─── DATA SEGMENT ───

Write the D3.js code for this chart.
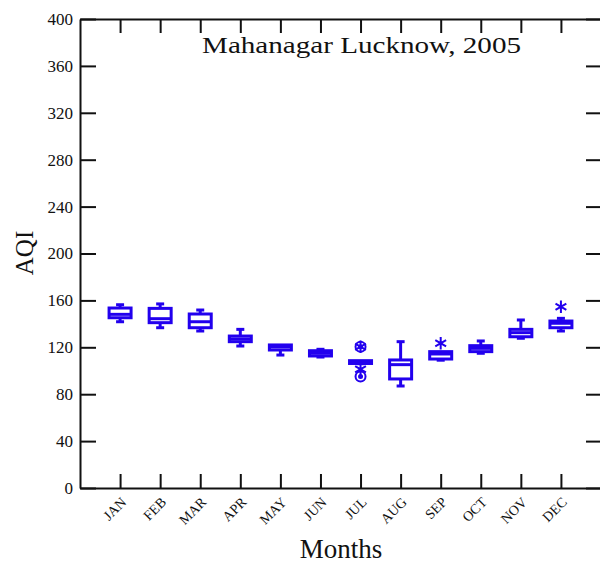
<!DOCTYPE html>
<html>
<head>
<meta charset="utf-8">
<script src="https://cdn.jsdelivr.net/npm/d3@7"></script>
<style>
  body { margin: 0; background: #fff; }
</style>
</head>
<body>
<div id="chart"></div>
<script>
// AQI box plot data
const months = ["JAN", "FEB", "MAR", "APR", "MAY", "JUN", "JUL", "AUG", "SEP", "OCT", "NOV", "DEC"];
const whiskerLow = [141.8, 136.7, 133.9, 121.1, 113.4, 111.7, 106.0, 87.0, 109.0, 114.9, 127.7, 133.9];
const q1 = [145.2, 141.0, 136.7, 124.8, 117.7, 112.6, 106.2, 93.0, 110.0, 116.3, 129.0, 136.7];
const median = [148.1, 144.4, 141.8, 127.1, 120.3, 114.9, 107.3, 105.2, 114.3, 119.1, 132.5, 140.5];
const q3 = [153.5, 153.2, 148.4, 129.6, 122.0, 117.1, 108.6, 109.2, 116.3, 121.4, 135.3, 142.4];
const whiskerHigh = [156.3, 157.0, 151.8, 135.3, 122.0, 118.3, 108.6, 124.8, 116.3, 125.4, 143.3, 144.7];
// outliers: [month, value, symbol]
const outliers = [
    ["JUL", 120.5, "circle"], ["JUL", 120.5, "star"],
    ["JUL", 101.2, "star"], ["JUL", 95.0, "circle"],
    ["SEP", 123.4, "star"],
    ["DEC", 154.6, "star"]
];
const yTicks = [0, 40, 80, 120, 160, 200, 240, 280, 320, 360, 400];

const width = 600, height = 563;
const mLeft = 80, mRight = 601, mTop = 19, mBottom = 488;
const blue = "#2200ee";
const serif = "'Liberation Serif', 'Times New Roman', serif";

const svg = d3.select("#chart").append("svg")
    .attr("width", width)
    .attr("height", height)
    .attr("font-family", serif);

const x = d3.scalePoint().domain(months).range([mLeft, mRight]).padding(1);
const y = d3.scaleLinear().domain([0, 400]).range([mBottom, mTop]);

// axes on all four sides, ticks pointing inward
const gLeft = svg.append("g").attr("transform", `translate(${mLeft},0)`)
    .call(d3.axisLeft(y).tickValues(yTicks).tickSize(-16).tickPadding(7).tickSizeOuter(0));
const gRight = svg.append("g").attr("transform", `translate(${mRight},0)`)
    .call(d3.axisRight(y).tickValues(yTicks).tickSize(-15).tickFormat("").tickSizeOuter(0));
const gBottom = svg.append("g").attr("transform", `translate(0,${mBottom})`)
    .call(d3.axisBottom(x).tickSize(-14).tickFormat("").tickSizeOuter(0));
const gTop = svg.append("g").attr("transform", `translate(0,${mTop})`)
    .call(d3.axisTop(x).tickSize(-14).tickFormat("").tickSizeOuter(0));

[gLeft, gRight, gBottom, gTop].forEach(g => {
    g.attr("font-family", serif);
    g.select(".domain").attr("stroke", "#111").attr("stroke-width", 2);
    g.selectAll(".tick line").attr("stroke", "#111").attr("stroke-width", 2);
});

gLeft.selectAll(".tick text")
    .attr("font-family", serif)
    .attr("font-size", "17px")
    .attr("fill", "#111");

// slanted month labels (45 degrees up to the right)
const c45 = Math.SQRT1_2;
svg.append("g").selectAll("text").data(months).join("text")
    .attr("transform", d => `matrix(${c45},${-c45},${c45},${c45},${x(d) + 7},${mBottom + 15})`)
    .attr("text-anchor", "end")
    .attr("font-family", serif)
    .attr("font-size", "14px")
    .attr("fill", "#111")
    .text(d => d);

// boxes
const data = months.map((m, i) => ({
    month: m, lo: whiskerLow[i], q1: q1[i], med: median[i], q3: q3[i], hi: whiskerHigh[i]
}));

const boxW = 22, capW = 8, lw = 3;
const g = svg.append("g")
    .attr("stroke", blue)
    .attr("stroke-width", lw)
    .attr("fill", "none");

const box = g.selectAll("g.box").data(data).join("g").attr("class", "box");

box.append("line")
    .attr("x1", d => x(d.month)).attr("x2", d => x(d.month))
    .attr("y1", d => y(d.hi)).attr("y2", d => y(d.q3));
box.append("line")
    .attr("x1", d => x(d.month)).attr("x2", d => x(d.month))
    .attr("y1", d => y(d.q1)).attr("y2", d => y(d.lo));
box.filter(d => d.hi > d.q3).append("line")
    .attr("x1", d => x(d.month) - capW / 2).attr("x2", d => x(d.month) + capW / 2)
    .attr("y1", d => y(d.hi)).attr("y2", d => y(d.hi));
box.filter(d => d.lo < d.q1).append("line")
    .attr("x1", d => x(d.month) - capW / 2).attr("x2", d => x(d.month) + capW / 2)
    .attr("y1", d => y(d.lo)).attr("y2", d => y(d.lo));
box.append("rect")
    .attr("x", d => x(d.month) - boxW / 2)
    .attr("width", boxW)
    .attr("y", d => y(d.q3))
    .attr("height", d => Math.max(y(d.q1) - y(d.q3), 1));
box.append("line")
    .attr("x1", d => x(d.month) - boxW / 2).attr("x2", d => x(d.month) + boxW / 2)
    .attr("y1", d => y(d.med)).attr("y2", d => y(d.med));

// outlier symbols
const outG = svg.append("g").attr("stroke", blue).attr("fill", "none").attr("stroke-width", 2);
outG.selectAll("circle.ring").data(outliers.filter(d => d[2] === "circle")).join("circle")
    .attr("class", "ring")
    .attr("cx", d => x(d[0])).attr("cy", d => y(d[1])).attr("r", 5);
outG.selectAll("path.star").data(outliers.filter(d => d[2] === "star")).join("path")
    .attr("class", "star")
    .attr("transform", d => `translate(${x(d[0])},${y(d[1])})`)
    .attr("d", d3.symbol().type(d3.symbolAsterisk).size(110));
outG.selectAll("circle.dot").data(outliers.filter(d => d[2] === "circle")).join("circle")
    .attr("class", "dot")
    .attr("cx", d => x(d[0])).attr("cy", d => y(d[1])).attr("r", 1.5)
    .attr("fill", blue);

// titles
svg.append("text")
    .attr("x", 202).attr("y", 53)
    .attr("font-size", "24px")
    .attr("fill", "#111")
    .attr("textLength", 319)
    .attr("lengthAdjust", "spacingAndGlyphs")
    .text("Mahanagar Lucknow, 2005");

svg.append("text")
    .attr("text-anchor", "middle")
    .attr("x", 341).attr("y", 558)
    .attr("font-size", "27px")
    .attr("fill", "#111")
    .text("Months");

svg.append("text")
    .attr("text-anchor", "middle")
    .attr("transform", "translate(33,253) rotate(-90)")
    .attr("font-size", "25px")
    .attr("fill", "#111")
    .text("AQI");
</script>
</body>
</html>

───

YOUR GOAL -
Copy nothing but the lines from the top of the material through the line holding "320, 360, 400];", exactly as written; omit pictures.

SOLUTION TO THIS EXERCISE -
Write the D3.js code for this chart.
<!DOCTYPE html>
<html>
<head>
<meta charset="utf-8">
<script src="https://cdn.jsdelivr.net/npm/d3@7"></script>
<style>
  body { margin: 0; background: #fff; }
</style>
</head>
<body>
<div id="chart"></div>
<script>
// AQI box plot data
const months = ["JAN", "FEB", "MAR", "APR", "MAY", "JUN", "JUL", "AUG", "SEP", "OCT", "NOV", "DEC"];
const whiskerLow = [141.8, 136.7, 133.9, 121.1, 113.4, 111.7, 106.0, 87.0, 109.0, 114.9, 127.7, 133.9];
const q1 = [145.2, 141.0, 136.7, 124.8, 117.7, 112.6, 106.2, 93.0, 110.0, 116.3, 129.0, 136.7];
const median = [148.1, 144.4, 141.8, 127.1, 120.3, 114.9, 107.3, 105.2, 114.3, 119.1, 132.5, 140.5];
const q3 = [153.5, 153.2, 148.4, 129.6, 122.0, 117.1, 108.6, 109.2, 116.3, 121.4, 135.3, 142.4];
const whiskerHigh = [156.3, 157.0, 151.8, 135.3, 122.0, 118.3, 108.6, 124.8, 116.3, 125.4, 143.3, 144.7];
// outliers: [month, value, symbol]
const outliers = [
    ["JUL", 120.5, "circle"], ["JUL", 120.5, "star"],
    ["JUL", 101.2, "star"], ["JUL", 95.0, "circle"],
    ["SEP", 123.4, "star"],
    ["DEC", 154.6, "star"]
];
const yTicks = [0, 40, 80, 120, 160, 200, 240, 280, 320, 360, 400];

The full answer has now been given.